By the way, this last weekend at the Kennedy Center Honors State Department dinner, Condi got up and gave a speech in which she said that being in a room with so many genuinely talented people reminded her of why she was right to give up her dream of being a concert pianist. I heard this from a friend who quoted it appreciatively, as if it proved that Condi at least had some respect for artists. Instead it made me wish with all my heart that someone had given her enough false encouragement to stick with the piano.

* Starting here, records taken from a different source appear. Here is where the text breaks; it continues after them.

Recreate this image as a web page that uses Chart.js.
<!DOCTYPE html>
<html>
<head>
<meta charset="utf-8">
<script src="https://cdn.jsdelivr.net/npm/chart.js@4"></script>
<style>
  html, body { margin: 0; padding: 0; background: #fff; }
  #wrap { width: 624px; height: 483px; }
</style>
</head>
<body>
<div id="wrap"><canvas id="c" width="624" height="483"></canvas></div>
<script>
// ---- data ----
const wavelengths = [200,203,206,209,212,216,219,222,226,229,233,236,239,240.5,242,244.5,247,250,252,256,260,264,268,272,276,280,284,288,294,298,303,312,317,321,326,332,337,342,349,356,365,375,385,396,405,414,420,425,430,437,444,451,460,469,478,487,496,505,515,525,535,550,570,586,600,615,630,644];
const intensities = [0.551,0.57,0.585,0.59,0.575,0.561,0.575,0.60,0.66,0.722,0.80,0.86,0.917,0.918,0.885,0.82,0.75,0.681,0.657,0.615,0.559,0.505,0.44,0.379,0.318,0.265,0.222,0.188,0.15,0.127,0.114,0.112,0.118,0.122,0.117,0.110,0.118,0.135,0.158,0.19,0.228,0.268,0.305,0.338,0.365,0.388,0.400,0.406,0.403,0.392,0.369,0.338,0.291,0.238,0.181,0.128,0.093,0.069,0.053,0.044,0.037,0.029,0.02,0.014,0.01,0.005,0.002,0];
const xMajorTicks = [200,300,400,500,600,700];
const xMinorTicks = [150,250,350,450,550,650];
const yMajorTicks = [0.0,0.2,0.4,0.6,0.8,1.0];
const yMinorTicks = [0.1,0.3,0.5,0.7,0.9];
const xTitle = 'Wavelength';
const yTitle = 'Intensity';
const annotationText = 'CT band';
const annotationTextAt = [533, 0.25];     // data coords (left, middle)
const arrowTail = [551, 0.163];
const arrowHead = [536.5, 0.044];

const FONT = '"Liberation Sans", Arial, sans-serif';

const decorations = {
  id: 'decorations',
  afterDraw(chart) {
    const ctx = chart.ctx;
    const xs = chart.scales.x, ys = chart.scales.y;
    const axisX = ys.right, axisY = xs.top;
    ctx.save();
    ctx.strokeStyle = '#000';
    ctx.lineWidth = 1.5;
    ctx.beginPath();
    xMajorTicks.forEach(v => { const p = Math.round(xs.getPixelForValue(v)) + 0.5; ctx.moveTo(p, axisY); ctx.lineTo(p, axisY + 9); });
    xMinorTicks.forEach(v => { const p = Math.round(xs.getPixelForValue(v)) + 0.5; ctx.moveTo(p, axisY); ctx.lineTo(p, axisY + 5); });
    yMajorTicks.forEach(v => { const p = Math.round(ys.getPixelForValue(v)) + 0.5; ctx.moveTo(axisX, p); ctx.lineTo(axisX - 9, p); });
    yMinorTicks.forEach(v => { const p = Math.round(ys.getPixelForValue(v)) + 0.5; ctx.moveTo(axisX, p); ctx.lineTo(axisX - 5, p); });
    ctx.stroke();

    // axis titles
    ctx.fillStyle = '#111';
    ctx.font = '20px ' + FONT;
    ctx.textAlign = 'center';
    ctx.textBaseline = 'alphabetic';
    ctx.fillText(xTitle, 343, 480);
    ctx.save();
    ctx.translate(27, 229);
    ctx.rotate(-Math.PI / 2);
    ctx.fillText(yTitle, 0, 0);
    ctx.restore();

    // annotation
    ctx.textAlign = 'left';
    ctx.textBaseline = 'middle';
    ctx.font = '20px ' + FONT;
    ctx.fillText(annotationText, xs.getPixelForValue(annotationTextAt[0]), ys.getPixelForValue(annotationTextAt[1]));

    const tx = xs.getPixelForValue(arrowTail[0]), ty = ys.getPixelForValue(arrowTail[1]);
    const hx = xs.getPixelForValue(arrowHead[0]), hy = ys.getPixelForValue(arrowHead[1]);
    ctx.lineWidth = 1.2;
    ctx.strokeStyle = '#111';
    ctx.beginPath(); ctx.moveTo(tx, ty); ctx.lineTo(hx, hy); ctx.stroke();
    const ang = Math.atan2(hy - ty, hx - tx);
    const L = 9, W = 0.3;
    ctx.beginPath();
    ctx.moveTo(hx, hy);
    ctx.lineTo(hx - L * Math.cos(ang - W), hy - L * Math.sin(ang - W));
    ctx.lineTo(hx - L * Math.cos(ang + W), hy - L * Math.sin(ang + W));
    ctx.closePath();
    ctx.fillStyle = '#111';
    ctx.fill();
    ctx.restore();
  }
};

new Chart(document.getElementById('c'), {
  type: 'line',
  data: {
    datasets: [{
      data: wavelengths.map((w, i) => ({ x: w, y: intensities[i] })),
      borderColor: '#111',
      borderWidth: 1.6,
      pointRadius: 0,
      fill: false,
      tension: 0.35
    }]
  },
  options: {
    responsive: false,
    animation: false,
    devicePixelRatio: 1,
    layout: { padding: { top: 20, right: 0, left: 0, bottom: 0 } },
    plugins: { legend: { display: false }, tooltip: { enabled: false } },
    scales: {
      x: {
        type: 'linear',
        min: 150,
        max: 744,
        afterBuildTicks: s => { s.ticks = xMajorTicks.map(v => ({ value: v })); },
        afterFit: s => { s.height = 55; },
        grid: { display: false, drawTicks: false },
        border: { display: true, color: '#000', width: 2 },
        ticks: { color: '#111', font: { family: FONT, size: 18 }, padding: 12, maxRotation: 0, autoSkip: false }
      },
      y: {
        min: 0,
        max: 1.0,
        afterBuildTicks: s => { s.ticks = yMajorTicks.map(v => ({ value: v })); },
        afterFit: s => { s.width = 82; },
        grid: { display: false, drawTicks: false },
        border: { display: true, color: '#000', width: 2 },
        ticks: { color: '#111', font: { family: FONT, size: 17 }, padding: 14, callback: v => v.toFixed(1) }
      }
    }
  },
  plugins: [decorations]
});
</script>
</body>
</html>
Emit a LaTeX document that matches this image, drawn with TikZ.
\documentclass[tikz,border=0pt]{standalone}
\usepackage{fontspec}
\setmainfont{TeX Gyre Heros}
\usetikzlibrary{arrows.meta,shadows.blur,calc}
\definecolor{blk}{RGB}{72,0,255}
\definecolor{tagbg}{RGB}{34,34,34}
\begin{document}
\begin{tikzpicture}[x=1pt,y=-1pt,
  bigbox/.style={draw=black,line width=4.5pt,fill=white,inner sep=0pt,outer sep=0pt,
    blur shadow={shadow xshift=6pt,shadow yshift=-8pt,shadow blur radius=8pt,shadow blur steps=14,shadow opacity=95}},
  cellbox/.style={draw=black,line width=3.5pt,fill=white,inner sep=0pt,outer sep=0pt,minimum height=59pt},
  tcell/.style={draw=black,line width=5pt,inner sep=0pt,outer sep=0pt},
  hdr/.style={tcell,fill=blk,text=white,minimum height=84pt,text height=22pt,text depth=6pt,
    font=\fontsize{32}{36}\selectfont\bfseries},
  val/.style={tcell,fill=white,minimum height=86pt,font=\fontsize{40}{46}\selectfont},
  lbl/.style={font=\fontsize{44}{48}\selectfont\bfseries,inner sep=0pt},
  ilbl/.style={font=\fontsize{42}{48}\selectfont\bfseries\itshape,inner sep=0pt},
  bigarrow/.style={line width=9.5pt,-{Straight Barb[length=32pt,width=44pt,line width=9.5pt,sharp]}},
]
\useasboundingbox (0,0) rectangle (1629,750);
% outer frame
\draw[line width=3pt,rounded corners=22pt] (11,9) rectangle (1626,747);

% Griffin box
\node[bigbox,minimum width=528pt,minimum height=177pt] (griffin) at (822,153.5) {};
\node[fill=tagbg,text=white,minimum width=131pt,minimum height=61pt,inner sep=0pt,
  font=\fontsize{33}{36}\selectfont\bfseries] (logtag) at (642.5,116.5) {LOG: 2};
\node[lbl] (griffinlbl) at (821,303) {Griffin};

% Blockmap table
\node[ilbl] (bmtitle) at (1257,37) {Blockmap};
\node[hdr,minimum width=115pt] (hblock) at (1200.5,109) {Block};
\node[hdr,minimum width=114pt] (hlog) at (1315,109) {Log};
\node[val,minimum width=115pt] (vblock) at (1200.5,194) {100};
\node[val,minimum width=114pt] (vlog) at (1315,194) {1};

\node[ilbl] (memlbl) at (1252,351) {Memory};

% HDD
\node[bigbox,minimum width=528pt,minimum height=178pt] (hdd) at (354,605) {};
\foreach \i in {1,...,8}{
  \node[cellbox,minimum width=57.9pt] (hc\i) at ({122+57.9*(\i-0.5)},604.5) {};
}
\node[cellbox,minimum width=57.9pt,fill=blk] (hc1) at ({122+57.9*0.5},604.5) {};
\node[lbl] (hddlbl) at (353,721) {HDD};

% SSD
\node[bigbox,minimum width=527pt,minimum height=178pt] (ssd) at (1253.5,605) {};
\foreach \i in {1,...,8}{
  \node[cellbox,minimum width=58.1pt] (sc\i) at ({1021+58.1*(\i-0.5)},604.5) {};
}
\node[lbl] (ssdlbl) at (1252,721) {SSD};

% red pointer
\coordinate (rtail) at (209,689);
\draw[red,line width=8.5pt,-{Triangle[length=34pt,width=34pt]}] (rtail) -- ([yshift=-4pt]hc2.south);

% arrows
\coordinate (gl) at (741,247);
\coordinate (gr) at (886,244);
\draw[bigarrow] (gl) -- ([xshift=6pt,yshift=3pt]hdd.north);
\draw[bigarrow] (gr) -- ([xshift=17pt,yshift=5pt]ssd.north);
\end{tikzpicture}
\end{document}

Meanwhile, I’m sorry to be dwelling simultaneously on these two women because I can feel myself being sucked into one of the most insidious natural laws in the universe: for every Veronica there must be a Betty. It should be possible for me to think about Hillary without thinking of Condi, and vice versa. And I would never buy into the possibility of a Hillary-Condi presidential contest; it’s so clearly the fantasy of people (like Dick Morris) who hate Hillary but want to pretend they have nothing against a woman running for president, per se. But like Betty and Veronica -- who except for their hair color look exactly alike -- Hillary and Condi are starting to blur together in my brain. As they inch their way toward the middle, both blowing smoke, it’s hard to know which of them I’m more irritated by: the one I can’t stand, or the one I’m going to be stuck supporting if she gets the nomination.